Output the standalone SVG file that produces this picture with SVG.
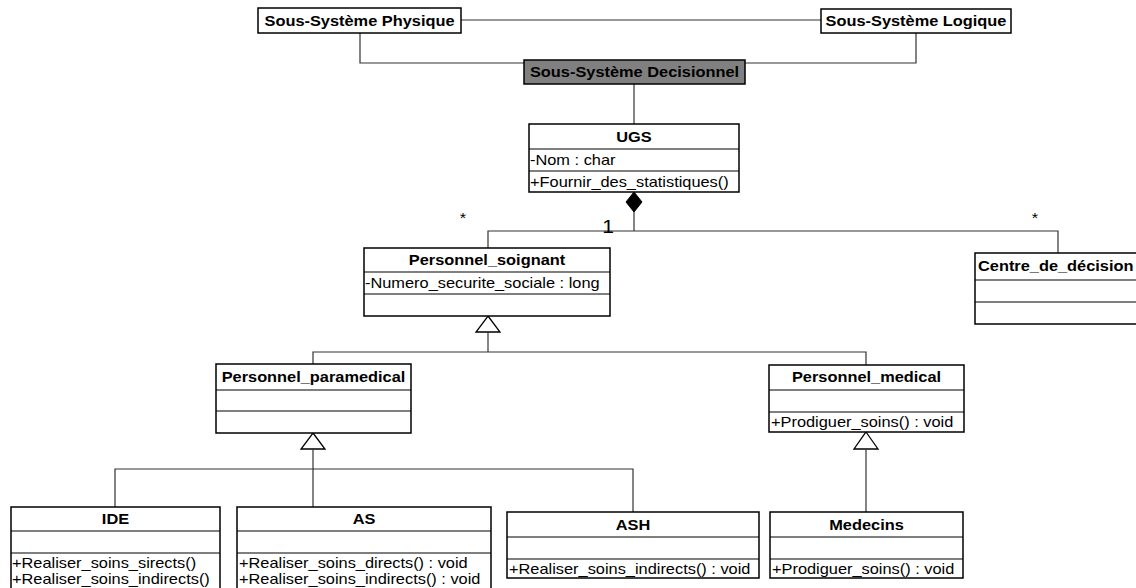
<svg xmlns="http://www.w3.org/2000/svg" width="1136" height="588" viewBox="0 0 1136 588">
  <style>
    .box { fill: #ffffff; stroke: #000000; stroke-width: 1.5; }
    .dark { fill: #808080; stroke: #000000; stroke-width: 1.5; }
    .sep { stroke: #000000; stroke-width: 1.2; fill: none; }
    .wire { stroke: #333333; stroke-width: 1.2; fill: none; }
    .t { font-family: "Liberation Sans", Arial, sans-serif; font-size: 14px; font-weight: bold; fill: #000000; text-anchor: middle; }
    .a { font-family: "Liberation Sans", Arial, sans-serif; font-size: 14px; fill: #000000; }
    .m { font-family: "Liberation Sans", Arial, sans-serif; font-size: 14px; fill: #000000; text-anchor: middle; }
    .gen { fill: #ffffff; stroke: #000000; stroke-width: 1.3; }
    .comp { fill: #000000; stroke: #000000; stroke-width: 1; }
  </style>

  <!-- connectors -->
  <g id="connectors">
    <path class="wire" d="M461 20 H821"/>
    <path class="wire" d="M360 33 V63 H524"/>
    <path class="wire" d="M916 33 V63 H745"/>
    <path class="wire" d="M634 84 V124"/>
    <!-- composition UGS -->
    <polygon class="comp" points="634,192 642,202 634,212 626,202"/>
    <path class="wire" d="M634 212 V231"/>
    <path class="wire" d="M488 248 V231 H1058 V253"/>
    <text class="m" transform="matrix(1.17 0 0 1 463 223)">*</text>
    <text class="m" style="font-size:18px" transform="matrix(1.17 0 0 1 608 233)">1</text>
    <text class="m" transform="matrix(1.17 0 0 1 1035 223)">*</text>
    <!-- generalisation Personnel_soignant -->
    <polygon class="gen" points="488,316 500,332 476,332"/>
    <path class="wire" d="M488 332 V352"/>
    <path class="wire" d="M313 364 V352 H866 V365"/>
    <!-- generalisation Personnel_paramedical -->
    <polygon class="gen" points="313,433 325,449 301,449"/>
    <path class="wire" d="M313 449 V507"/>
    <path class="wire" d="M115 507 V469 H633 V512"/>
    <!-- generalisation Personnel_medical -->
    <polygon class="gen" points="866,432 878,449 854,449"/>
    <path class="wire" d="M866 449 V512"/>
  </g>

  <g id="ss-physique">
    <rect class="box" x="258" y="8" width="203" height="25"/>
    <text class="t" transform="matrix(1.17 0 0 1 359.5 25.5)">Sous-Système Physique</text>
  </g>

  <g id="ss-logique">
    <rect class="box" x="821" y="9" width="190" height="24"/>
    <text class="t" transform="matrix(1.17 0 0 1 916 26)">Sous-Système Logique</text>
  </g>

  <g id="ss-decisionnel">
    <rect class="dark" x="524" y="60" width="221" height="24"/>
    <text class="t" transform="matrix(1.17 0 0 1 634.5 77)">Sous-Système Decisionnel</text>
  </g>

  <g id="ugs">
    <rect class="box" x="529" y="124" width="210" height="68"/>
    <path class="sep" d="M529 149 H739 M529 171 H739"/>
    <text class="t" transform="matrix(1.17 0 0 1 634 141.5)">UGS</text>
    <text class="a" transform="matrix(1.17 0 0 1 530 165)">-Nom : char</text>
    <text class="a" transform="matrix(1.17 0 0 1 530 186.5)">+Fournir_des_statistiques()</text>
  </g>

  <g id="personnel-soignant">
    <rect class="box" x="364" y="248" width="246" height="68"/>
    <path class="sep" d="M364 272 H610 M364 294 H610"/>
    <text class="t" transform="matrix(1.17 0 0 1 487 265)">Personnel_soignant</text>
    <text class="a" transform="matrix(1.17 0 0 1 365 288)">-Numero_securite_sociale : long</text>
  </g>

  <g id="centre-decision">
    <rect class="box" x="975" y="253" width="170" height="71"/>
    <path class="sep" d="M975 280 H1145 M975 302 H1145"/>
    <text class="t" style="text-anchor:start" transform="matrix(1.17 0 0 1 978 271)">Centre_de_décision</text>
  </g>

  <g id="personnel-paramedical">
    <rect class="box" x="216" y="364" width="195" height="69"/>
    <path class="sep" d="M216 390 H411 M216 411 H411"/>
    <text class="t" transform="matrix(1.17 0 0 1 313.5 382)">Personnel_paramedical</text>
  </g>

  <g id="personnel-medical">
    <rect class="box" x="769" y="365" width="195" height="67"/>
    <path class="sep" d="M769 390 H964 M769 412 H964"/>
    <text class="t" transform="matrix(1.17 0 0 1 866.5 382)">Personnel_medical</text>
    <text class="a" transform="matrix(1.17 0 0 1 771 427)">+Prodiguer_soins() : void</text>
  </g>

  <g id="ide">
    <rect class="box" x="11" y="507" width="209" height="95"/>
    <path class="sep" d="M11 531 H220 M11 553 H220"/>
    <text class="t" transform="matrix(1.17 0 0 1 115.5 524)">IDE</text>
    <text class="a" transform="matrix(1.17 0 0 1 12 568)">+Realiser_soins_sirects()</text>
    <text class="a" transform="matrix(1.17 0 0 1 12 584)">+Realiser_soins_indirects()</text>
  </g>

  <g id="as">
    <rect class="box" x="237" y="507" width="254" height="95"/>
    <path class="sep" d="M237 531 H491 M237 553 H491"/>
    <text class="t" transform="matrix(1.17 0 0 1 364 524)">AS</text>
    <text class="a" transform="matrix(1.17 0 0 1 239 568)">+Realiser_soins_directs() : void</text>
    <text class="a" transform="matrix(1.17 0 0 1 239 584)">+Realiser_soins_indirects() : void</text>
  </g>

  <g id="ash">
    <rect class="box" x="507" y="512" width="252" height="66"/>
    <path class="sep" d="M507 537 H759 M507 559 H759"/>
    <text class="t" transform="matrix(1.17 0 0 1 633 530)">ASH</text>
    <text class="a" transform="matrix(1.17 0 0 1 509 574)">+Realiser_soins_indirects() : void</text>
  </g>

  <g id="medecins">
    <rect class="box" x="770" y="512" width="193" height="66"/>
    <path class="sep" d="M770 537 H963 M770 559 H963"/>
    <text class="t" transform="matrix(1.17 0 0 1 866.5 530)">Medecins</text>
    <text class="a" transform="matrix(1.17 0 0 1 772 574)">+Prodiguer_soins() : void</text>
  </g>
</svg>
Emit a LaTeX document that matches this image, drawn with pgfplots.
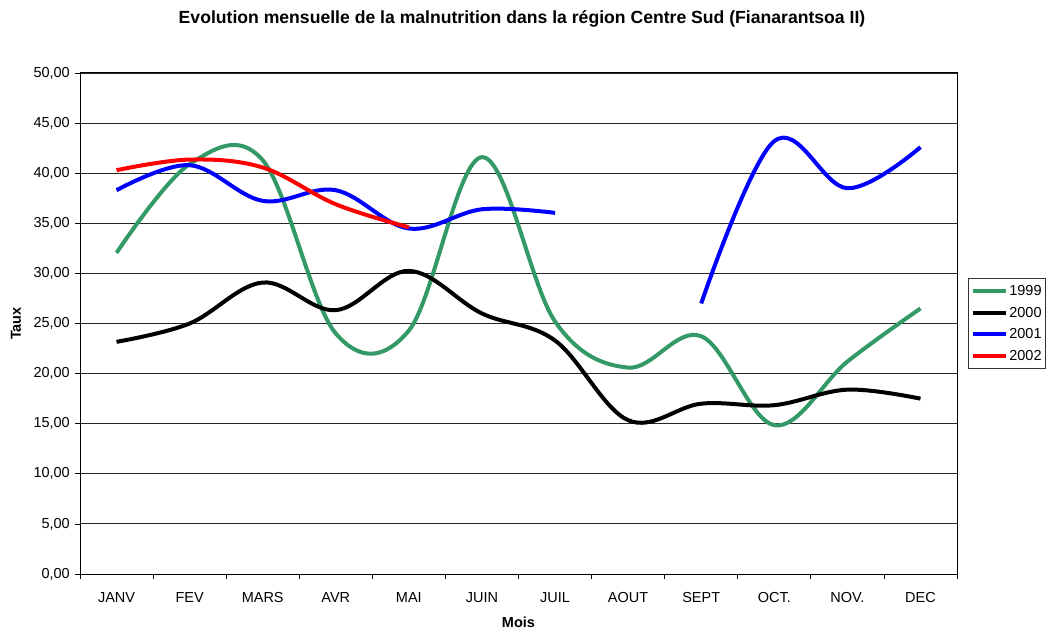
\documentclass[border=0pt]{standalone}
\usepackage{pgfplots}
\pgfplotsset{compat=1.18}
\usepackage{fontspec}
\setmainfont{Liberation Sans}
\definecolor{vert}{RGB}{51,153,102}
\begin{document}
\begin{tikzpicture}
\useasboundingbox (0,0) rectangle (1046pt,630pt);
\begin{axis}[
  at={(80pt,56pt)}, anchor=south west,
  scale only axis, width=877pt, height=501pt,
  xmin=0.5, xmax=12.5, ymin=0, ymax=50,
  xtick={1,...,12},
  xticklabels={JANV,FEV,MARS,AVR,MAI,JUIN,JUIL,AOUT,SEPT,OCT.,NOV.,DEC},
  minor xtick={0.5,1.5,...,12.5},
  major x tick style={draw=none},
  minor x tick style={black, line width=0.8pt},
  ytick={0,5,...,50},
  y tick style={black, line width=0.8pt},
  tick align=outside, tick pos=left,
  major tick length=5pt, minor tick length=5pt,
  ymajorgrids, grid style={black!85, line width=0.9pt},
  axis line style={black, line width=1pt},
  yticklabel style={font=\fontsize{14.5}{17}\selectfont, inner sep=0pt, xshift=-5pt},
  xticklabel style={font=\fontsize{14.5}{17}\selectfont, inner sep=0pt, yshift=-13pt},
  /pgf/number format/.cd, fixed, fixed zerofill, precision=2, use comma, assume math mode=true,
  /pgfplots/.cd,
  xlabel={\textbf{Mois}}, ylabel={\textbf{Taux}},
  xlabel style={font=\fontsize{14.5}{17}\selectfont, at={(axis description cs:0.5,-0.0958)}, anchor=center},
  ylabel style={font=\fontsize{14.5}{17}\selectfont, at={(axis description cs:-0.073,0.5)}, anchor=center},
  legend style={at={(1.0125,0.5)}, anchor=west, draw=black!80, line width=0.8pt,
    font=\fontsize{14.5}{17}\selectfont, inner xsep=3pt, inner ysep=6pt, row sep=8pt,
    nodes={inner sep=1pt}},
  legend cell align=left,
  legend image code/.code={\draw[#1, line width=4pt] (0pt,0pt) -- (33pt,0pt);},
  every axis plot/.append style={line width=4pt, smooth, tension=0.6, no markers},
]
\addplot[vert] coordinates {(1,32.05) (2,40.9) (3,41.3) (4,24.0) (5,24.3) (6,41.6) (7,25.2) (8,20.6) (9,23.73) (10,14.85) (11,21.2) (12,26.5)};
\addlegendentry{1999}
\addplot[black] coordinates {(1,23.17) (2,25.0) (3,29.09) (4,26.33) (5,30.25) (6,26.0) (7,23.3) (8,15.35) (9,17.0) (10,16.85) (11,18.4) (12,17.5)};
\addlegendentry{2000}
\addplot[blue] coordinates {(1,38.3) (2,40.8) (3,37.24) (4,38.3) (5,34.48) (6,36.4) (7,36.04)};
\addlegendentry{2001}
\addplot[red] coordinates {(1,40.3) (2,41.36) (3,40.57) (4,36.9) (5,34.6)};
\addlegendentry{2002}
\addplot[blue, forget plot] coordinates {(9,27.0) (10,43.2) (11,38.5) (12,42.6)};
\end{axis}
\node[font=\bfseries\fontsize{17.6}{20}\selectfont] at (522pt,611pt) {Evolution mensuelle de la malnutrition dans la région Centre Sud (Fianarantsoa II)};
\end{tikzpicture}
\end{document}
* * * *
Problem -
Extract every line of the records above that contains the word "this".

Task output -
Output the standalone SVG file that produces this picture with SVG.
Emit a LaTeX document that matches this image, drawn with pgfplots.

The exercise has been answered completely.